The Judge gave Judgment to Mrs Rolf in the sum of £2,500 in respect of one of three allegations of defective work, but otherwise dismissed her claim. The Judge made an Order that there should be no Order for costs until the 24th June, which was the date of Mrs Rolf’s offer but that thereafter the Defendant should recover costs against the Claimant on the basis that the offer which had been made was too high.

The Defendant Appealed.

The decision

The Judge erred fundamentally in his appreciation of the significance of Mrs Rolf’s Part 36 offer. There was nothing about the Part 36 procedure which stated that an offeror was to be prejudiced as to costs because he had expressed his willingness to accept less than his open position. That would make the procedure a most dangerous one to use. The Judge appeared to have taken the view that apart from the offer, the justice of the case was reflected in no Order for costs. The Judge had not articulated his reasoning but the assumption was that although Mrs Rolf had been awarded £2,500 in damages, nonetheless she had failed on other elements of her claim and had won a relatively small amount. The right Order was the one that the Judge instinctively thought was the right Order to make, namely no Order for costs throughout the action.

The Claimant had been the overall winner, but only just. She had succeeded in getting £2,500 out of a claim which varied between an incoherent £44,435.90 and potentially £92,515.90. In its final form the claim was put at £70,366.90. The largest single element of the claim was considered wholly unreasonable by the Judge. On an issue based approach it was apparent that Mrs Rolf had failed on two of the three main allegations of breach and on the issue of repudiation of the contract. She succeeded on one issue relating to contract law, which took about half a day out of four days of the Trial. On an issue based approach therefore Mrs Rolf came out somewhat lower than even.

Thirdly, there was the fact that the main ground on which Mr Gijerin had prevailed, on the issue of repudiation, had been unpleaded and not even reflected in his two witness statements.

Fourthly, Mrs Rolf had indicated a willingness to settle. Mr Gijerin had spurned the offer until it was too late. He had given various reasons.

He had said that he wanted his day in Court. That of course was a reason why the Courts had been unwilling to compel parties to mediate rather than litigate, but it did not seem to be an adequate response to a proper judicial concern that parties should respond reasonably to offers to mediate or settle.

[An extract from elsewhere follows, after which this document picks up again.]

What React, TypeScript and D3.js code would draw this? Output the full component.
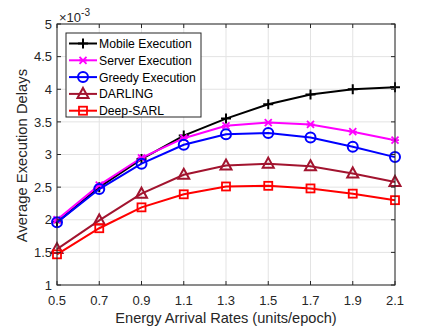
import React, { useEffect, useRef } from 'react';
import * as d3 from 'd3';

const rates = [0.5, 0.7, 0.9, 1.1, 1.3, 1.5, 1.7, 1.9, 2.1];
const mobileExec = [1.96, 2.5, 2.93, 3.29, 3.55, 3.77, 3.92, 4.0, 4.03];
const serverExec = [2.0, 2.53, 2.95, 3.25, 3.44, 3.49, 3.46, 3.35, 3.22];
const greedyExec = [1.96, 2.47, 2.86, 3.15, 3.31, 3.33, 3.26, 3.12, 2.96];
const darling = [1.55, 1.99, 2.4, 2.69, 2.83, 2.86, 2.82, 2.71, 2.58];
const deepSarl = [1.47, 1.87, 2.19, 2.39, 2.51, 2.52, 2.48, 2.4, 2.3];
const yTicks = [1, 1.5, 2, 2.5, 3, 3.5, 4, 4.5, 5];
const yTickLabels = ['1', '1.5', '2', '2.5', '3', '3.5', '4', '4.5', '5'];

const series = [
  { name: 'Mobile Execution', values: mobileExec, color: '#000000', marker: 'plus' },
  { name: 'Server Execution', values: serverExec, color: '#ff00ff', marker: 'star' },
  { name: 'Greedy Execution', values: greedyExec, color: '#0000ff', marker: 'circle' },
  { name: 'DARLING', values: darling, color: '#a2142f', marker: 'triangle' },
  { name: 'Deep-SARL', values: deepSarl, color: '#ff0000', marker: 'square' },
];

const W = 437;
const H = 328;
const margin = { left: 57, right: 42, top: 24, bottom: 43 };
const FONT = '"Liberation Sans", Arial, Helvetica, sans-serif';

function drawMarker(g, type, x, y, color) {
  if (type === 'plus') {
    g.append('path').attr('d', `M${x - 5},${y}H${x + 5}M${x},${y - 5}V${y + 5}`)
      .attr('stroke', color).attr('stroke-width', 2).attr('fill', 'none');
  } else if (type === 'star') {
    g.append('path')
      .attr('d', `M${x - 4},${y}H${x + 4}M${x - 3.5},${y - 3.5}L${x + 3.5},${y + 3.5}M${x - 3.5},${y + 3.5}L${x + 3.5},${y - 3.5}`)
      .attr('stroke', color).attr('stroke-width', 1.8).attr('fill', 'none');
  } else if (type === 'circle') {
    g.append('circle').attr('cx', x).attr('cy', y).attr('r', 5)
      .attr('stroke', color).attr('stroke-width', 2).attr('fill', 'none');
  } else if (type === 'triangle') {
    g.append('path').attr('d', `M${x},${y - 6}L${x + 5.5},${y + 4}L${x - 5.5},${y + 4}Z`)
      .attr('stroke', color).attr('stroke-width', 2).attr('fill', 'none');
  } else if (type === 'square') {
    g.append('rect').attr('x', x - 4).attr('y', y - 4).attr('width', 8).attr('height', 8)
      .attr('stroke', color).attr('stroke-width', 1.8).attr('fill', 'none');
  }
}

export default function App() {
  const svgRef = useRef(null);

  useEffect(() => {
    const svg = d3.select(svgRef.current);
    svg.selectAll('*').remove();

    const x = d3.scaleLinear().domain([0.5, 2.1]).range([margin.left, W - margin.right]);
    const y = d3.scaleLinear().domain([1, 5]).range([H - margin.bottom, margin.top]);
    const x0 = margin.left, x1 = W - margin.right, y0 = H - margin.bottom, y1 = margin.top;

    svg.append('rect').attr('x', x0).attr('y', y1).attr('width', x1 - x0).attr('height', y0 - y1).attr('fill', '#fff');

    // grid
    const grid = svg.append('g').attr('stroke', '#e3e3e3').attr('stroke-width', 1);
    rates.forEach(r => grid.append('line').attr('x1', x(r)).attr('x2', x(r)).attr('y1', y0).attr('y2', y1));
    yTicks.forEach(t => grid.append('line').attr('x1', x0).attr('x2', x1).attr('y1', y(t)).attr('y2', y(t)));

    // series
    const line = d3.line().x(d => x(d[0])).y(d => y(d[1]));
    series.forEach(s => {
      const pts = rates.map((r, i) => [r, s.values[i]]);
      svg.append('path').attr('d', line(pts)).attr('fill', 'none')
        .attr('stroke', s.color).attr('stroke-width', 2);
      const mg = svg.append('g');
      pts.forEach(p => drawMarker(mg, s.marker, x(p[0]), y(p[1]), s.color));
    });

    // axes box and ticks
    const ax = svg.append('g').attr('stroke', '#262626').attr('stroke-width', 1);
    ax.append('rect').attr('x', x0).attr('y', y1).attr('width', x1 - x0).attr('height', y0 - y1).attr('fill', 'none');
    rates.forEach(r => {
      ax.append('line').attr('x1', x(r)).attr('x2', x(r)).attr('y1', y0).attr('y2', y0 - 4);
      ax.append('line').attr('x1', x(r)).attr('x2', x(r)).attr('y1', y1).attr('y2', y1 + 4);
    });
    yTicks.forEach(t => {
      ax.append('line').attr('x1', x0).attr('x2', x0 + 4).attr('y1', y(t)).attr('y2', y(t));
      ax.append('line').attr('x1', x1).attr('x2', x1 - 4).attr('y1', y(t)).attr('y2', y(t));
    });

    const txt = svg.append('g').attr('font-family', FONT).attr('fill', '#262626');
    rates.forEach(r => {
      txt.append('text').attr('x', x(r)).attr('y', y0 + 20).attr('text-anchor', 'middle')
        .attr('font-size', 13).text(d3.format('.1f')(r));
    });
    yTicks.forEach((t, i) => {
      txt.append('text').attr('x', x0 - 5).attr('y', y(t) + 4.7).attr('text-anchor', 'end')
        .attr('font-size', 13).text(yTickLabels[i]);
    });
    const exp = txt.append('text').attr('x', x0 + 2).attr('y', y1 - 2).attr('font-size', 13);
    exp.append('tspan').text('\u00d710');
    exp.append('tspan').attr('dy', -6).attr('font-size', 10).text('-3');

    txt.append('text').attr('x', (x0 + x1) / 2).attr('y', H - 5).attr('text-anchor', 'middle')
      .attr('font-size', 14.6).text('Energy Arrival Rates (units/epoch)');
    txt.append('text').attr('transform', `translate(${27},${(y0 + y1) / 2 + 1}) rotate(-90)`)
      .attr('text-anchor', 'middle').attr('font-size', 14.8).text('Average Execution Delays');

    // legend
    const lg = svg.append('g');
    const lx = 66, ly = 33, lw = 135, lh = 84;
    lg.append('rect').attr('x', lx).attr('y', ly).attr('width', lw).attr('height', lh)
      .attr('fill', '#fff').attr('stroke', '#262626').attr('stroke-width', 1);
    series.forEach((s, i) => {
      const cy = ly + 10.5 + i * 16.8;
      lg.append('line').attr('x1', lx + 3).attr('x2', lx + 31).attr('y1', cy).attr('y2', cy)
        .attr('stroke', s.color).attr('stroke-width', 2);
      drawMarker(lg, s.marker, lx + 17, cy, s.color);
      lg.append('text').attr('x', lx + 33).attr('y', cy + 4.4).attr('font-family', FONT)
        .attr('font-size', 12.2).attr('fill', '#000').text(s.name);
    });
  }, []);

  return (
    <svg ref={svgRef} width={W} height={H} style={{ position: 'absolute', left: 0, top: 0 }} />
  );
}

The Court had to have regard, as part of “all the circumstances” in considering costs, to the conduct of the parties. There is authority that such conduct included the reasonableness of a party’s response to a call for mediation – see Dunnett v Rail Track Plc (Practice Note) 2002.

In Hallsey v Milton Keynes General NHS Trust the Court had given consideration as to circumstances in which it might be said that a party had not acted unreasonably in refusing ADR.

In Birchall v Bullard, the Court of Appeal had stated that small building disputes were par excellence the kind of dispute which led themselves to ADR.

In Lord Jackson’s report into costs, Review of Civil Litigation Costs: Final Report, the virtues of ADR were documented.

In this case no reasons had been given for rejecting mediation and the reasons advanced at the Appeal bore no real examination. The spurned offers therefore ought to bear materially on the outcome of the Court’s discretion as to costs.

No Order as to costs did substantial justice between the parties.